10/31/2017 14:10 EDT | Updated 11/01/2017 03:21 EDT

5 things to know about spat between Guy Ouellette and anti-corruption unit

MONTREAL — Guy Ouellette, a member of the Quebec legislature since 2007, is at the heart of a complicated dispute with UPAC, the province's anti-corruption unit, which arrested him Oct. 25 and then released him.

Some facts:

WHO: Ouellette is a former longtime Quebec provincial police officer who ran for the Liberals under Jean Charest in the 2007 election. He won the riding of Chomedey and was re-elected in 2008, 2012 and 2014. Until his resignation from the Liberal caucus last week, he was also head of a legislature committee that oversaw UPAC's activities and conduct.

WHAT: The anti-corruption unit is known as UPAC, its French-language acronym (Unite permanente anticorruption). It was created by Charest in 2011 amid allegations of corruption in Quebec's construction industry and the alleged illegal financing of political parties.

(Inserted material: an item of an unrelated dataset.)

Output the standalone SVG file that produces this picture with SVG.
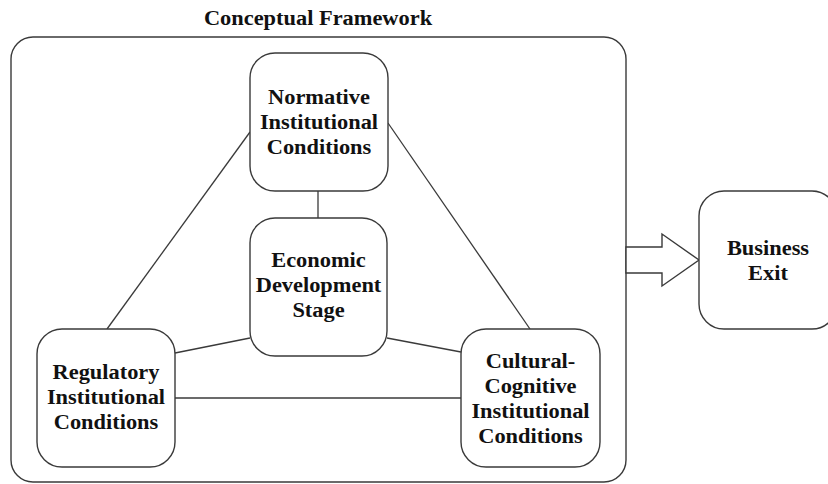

UPAC'S VIEW: It says it arrested Ouellette as part of its investigation into a leak from within its own organization last April that revealed it had been looking at the comings and goings of ex-premier Charest and Liberal fundraiser Marc Bibeau up until 2016.

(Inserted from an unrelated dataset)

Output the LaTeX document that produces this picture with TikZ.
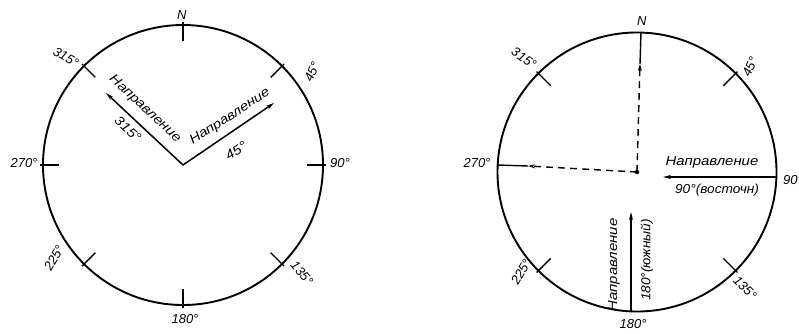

OUELLETTE'S VIEW: He accuses UPAC of trying to intimidate him and other members of the legislature who might challenge its commissioner, Robert Lafreniere.

QUOTE: "I have always been, still am and always will be an ardent defender of social justice, of democratic values, of freedom of expression and of the truth." — Ouellette in the national assembly Tuesday.